About special encounters and special techniques: The Soulié Yoga Mat Sling
Posted on 31 October 2016
The hand appliquéd ribbon yoga mat slings are our favourite Soulié pieces. They're a fusion of colours and sparkles, of modern chic and traditional techniques. Their aesthetics are stunning but so is the story behind them. We tell you why the mat slings would have never made it to this world without Kathryn Budig, a renowned yoga teacher and author, and what production steps they undergo before they accompany you to your next yoga class.
It all started in 2014, when Soulié founder Renée Lamb attended the Yoga Journal Conference in NYC and met Kathryn Budig after a yoga class. Renée was carrying a prototype for a yoga bag with her and made Kathryn fall in love with it right away. Their conversation drifted from yoga teaching, yoga bags and yoga slings to the universe and how it had dropped Renée into Kathryn’s class in order for them to develop something beautiful together. And they sure did!
Renée came home from the trip and immediately started playing around with designs and prototypes. The outline for the Hand Appliquéd Ribbon Yoga Mat Sling was born. One month later Soulié’s artisan partners worked their magic and sent a to-die-for prototype.
While the design for the slings was made in the US, the production including the colour and finishing work is done by a partner NGO working with artisan communities in Gujarat, India. This NGO has spent more than 25 years preserving centuries’ old craft techniques, providing valuable local jobs and design training and offering museum quality conservation for local antique textiles.
The production can be looked at in two stages:
First of all, locally sourced cotton is printed using traditional block printing techniques and cut into the right shape. This makes for the base of the strap.

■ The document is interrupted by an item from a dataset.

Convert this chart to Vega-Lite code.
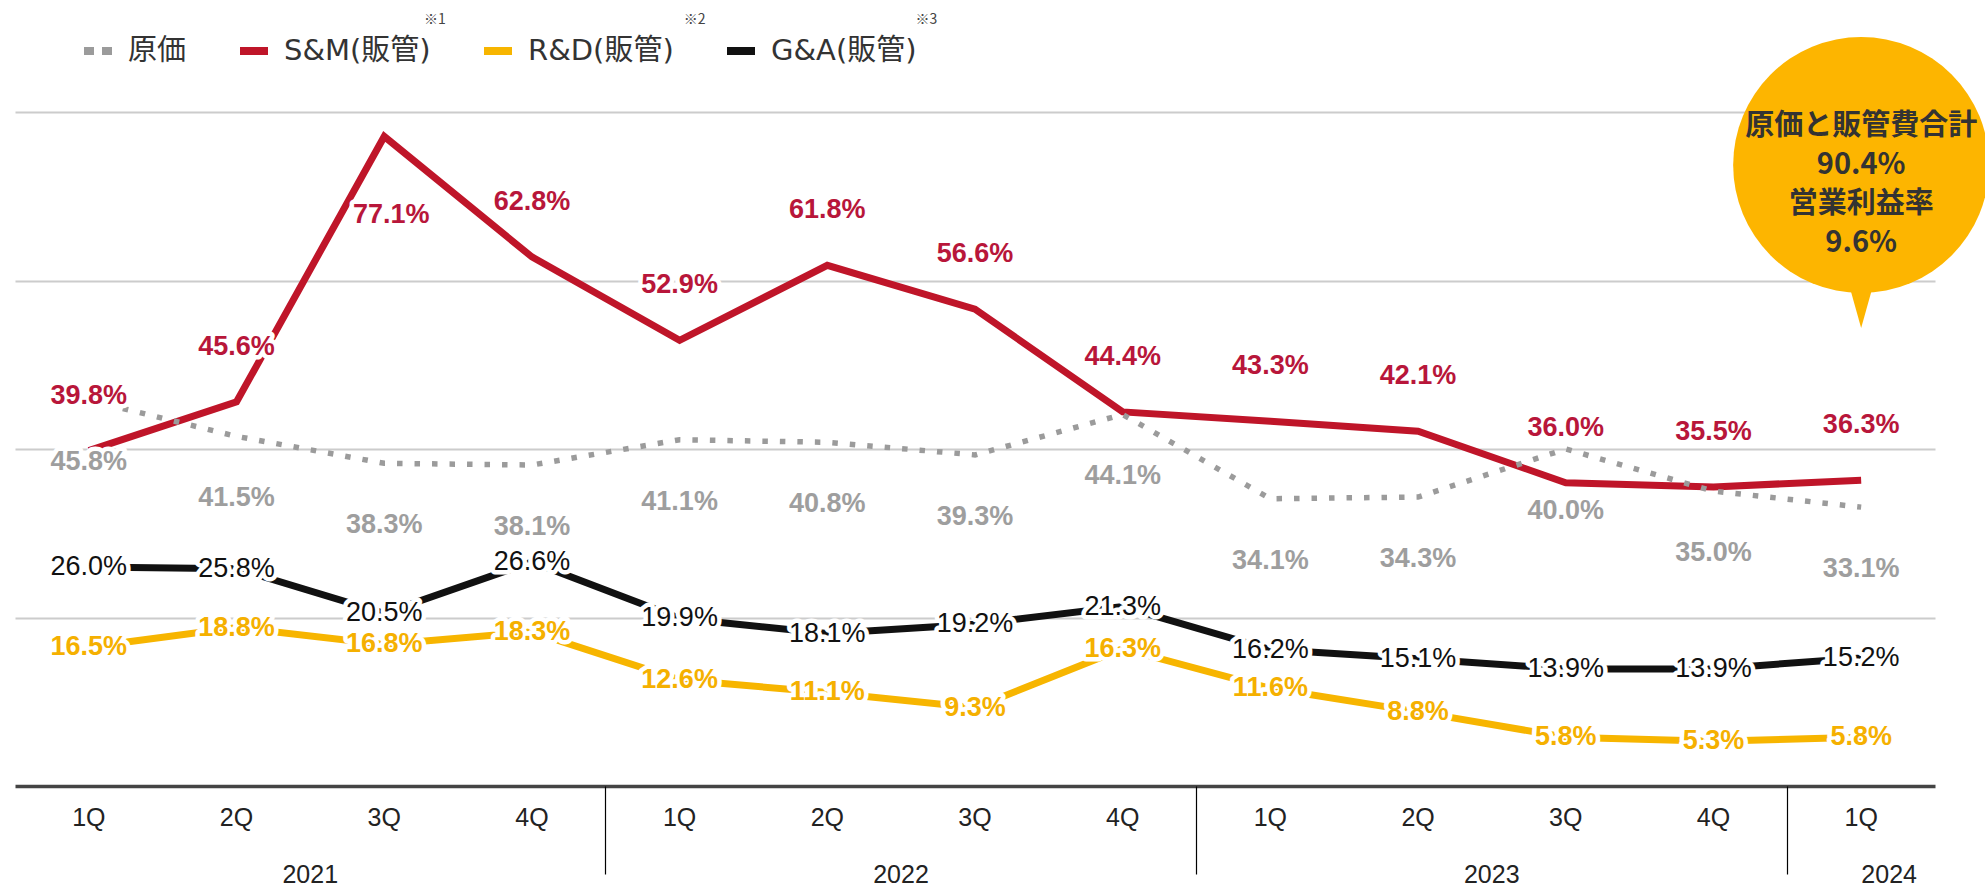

In the second stage the straps get colourful. A rare appliquéd ribbon technique is used, where locally sourced ribbons are stitched and overlaid onto the cotton backing by a group of 5 to 7 tailors, both men and women. This technique was designed by a group of ingenious female artisans working with Soulié’s partner NGO. At some point the women in the community were told by the men of the tribe that they could no longer embroider as the task was taking too much attention away from their other household obligations. Consequently they began to decorate their clothing with pre-made ribbons bought at the local market. When the women took this idea and adapted it to bags, it created a whole new texture and aesthetic.
What makes this crafts technique so special is that even though it is relatively new, it shows the adaptability and resilient spirit of the women in the area. The ingenuity was so powerful and inspiring that Renée had to make sure it made its way onto her beautiful handmade pieces.
All in all it takes three independent artisans a total of 3 to 4 hours to create one sling. Half a day of love and passion stitched into your new yoga accessory!